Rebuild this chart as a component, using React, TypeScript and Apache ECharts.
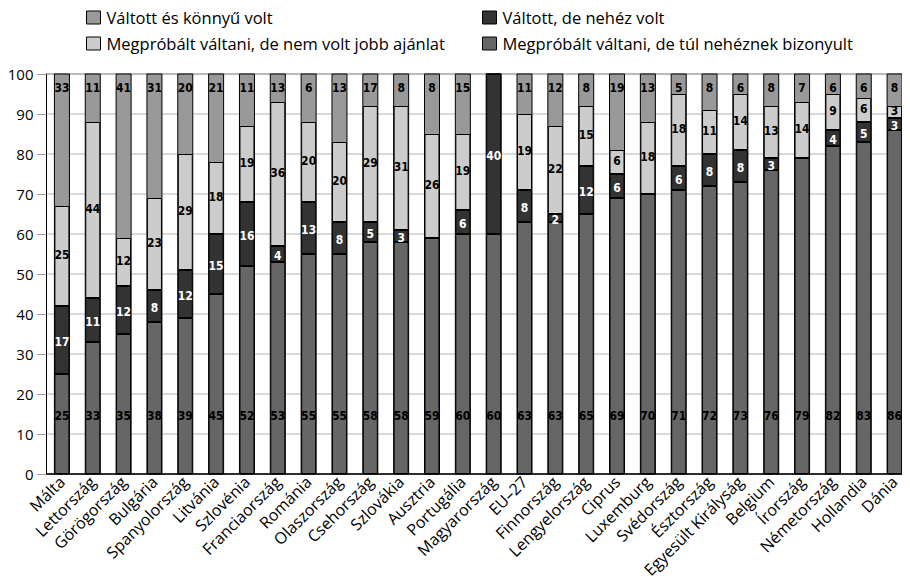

____

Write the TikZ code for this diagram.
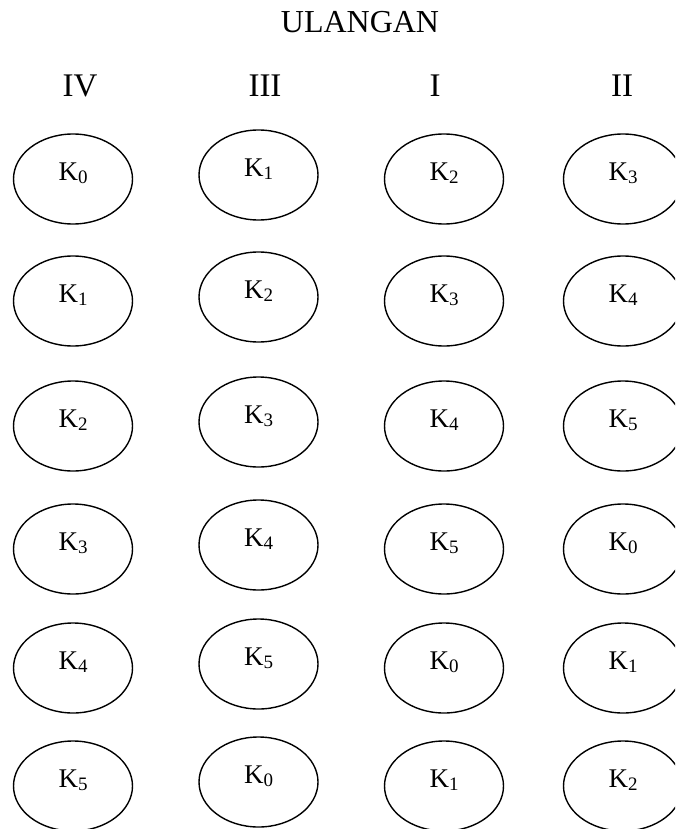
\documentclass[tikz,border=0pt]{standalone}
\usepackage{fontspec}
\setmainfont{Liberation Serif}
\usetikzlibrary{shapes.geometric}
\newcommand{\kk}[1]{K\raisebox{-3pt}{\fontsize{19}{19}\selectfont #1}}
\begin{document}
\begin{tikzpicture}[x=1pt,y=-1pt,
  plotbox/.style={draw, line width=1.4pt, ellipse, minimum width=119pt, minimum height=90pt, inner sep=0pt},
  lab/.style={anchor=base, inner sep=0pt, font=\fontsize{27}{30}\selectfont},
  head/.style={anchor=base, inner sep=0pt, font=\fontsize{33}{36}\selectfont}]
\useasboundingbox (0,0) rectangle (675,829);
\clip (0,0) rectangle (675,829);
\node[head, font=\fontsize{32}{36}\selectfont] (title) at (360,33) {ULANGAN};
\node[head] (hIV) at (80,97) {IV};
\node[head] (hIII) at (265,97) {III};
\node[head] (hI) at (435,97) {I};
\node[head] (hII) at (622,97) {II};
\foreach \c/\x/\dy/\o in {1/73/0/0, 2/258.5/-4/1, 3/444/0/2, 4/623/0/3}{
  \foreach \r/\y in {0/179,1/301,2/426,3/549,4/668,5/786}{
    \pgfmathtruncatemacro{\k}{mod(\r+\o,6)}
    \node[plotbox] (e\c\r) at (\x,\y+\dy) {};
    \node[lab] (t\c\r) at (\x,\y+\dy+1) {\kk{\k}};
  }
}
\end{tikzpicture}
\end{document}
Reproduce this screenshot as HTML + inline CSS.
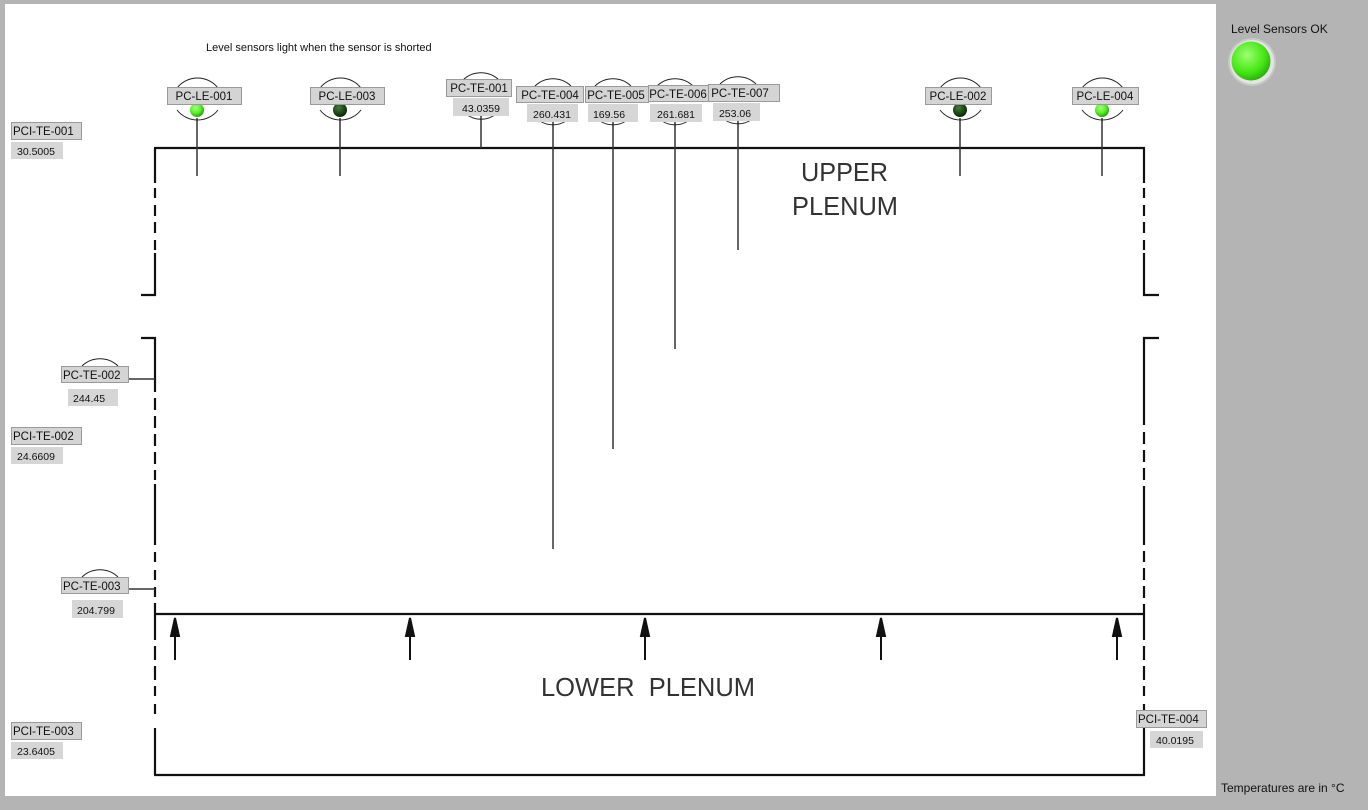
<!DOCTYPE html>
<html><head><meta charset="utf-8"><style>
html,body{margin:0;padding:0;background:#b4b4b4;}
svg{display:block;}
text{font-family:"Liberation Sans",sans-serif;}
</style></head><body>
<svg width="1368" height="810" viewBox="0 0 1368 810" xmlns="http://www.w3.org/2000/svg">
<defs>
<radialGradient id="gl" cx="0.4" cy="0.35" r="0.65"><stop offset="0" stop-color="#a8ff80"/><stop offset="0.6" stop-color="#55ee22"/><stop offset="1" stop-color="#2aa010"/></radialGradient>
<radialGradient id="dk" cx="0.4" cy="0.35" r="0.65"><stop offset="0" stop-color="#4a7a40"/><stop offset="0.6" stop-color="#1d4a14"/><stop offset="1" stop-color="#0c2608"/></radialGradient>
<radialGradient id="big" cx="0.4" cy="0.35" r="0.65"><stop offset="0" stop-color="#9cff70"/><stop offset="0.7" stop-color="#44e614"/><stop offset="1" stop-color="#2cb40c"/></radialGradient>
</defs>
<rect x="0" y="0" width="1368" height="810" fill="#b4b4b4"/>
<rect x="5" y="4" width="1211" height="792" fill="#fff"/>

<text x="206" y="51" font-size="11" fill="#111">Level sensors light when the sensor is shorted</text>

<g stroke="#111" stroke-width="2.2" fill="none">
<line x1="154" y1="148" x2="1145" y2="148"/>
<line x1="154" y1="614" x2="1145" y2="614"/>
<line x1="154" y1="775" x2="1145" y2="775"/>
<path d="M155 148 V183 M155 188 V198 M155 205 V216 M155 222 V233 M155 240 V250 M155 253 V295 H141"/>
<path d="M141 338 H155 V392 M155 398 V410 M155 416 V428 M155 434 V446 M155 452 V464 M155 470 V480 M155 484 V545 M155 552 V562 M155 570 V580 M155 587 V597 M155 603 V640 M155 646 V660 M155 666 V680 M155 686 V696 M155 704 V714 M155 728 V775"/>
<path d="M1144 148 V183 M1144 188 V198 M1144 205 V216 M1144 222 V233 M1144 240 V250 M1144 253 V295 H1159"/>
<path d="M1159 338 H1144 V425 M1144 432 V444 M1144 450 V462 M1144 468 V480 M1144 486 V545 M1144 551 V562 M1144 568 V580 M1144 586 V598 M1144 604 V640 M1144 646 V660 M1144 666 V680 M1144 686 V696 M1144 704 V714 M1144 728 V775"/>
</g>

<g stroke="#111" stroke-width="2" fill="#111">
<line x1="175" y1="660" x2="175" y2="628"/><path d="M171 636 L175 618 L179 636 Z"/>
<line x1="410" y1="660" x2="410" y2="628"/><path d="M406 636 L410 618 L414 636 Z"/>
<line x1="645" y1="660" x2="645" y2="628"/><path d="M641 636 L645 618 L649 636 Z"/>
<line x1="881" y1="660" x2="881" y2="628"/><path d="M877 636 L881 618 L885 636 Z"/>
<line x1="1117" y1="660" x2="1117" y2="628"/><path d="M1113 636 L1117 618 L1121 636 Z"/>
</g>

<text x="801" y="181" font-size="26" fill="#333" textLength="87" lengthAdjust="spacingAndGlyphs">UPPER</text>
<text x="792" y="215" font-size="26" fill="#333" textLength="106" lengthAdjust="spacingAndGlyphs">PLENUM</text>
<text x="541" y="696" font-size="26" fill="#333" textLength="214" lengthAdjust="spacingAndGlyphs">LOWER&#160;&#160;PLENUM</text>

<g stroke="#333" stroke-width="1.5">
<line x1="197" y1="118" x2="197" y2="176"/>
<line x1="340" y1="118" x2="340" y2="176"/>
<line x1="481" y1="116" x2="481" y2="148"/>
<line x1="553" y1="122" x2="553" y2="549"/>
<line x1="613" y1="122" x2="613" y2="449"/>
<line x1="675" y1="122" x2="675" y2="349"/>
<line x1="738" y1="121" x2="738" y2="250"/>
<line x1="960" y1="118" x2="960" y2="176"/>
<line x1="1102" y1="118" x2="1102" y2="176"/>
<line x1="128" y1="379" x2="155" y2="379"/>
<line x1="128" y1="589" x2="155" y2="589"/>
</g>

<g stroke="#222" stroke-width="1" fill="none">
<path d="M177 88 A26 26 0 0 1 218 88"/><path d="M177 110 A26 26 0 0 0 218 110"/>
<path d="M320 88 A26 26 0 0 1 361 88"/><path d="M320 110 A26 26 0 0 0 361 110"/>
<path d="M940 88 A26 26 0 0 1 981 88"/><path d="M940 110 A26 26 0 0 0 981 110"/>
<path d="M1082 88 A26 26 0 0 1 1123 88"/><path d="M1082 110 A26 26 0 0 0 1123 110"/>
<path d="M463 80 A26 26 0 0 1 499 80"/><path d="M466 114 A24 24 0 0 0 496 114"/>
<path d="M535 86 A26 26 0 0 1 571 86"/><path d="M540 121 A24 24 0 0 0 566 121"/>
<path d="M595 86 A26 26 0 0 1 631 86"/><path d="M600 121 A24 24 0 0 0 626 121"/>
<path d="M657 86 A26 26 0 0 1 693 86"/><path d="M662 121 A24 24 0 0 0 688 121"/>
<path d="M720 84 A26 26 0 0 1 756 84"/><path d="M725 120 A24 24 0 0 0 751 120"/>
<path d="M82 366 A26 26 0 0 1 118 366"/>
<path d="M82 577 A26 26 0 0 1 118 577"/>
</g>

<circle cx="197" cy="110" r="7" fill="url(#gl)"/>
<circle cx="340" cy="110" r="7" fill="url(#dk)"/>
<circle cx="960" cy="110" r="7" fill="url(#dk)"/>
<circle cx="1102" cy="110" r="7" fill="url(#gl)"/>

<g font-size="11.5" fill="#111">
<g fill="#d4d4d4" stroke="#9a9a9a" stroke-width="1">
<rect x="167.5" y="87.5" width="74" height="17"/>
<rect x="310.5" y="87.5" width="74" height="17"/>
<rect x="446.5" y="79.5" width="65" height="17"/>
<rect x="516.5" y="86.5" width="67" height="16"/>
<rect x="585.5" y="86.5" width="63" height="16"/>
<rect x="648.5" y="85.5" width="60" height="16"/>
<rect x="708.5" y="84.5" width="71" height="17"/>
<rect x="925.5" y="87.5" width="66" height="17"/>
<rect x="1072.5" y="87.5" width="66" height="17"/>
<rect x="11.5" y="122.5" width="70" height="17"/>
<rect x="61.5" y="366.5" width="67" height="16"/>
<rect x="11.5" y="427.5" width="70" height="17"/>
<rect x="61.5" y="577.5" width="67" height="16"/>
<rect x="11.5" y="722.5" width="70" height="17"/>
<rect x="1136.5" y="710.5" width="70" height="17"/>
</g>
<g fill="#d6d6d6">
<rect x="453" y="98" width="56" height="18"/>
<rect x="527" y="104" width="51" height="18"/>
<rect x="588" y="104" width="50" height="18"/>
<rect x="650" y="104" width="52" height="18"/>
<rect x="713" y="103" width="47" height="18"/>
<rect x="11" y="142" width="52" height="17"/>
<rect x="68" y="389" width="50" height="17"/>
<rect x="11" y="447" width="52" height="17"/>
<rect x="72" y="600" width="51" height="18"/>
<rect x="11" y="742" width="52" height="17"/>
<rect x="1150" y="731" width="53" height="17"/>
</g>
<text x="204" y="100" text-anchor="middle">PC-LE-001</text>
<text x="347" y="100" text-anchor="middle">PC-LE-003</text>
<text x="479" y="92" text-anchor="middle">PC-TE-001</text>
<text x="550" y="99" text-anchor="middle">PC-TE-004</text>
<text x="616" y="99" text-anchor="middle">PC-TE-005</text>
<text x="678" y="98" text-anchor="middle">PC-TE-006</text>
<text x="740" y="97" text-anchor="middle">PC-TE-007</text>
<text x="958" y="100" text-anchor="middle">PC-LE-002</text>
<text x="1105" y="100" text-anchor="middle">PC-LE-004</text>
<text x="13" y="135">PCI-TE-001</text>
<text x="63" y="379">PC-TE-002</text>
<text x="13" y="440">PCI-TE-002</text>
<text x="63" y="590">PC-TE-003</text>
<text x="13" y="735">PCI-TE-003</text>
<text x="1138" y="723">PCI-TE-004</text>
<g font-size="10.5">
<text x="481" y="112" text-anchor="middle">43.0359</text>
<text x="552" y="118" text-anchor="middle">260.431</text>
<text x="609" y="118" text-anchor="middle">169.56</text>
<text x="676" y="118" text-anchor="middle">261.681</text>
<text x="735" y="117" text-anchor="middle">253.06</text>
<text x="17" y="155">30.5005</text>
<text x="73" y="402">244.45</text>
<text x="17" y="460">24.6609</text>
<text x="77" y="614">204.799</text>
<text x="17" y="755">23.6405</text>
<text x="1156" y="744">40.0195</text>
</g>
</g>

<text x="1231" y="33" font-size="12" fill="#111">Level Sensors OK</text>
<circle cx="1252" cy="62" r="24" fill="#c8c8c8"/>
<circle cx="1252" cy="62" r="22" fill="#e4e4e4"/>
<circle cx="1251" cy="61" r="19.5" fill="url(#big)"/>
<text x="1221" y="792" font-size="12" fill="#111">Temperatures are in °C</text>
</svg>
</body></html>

____

Locate all lines in the listing above with the word "this" and copy them.

> **Exercise output**:
Rebuild this chart as a component, using React, TypeScript and Apache ECharts.
Write the TikZ code for this diagram.
Reproduce this screenshot as HTML + inline CSS.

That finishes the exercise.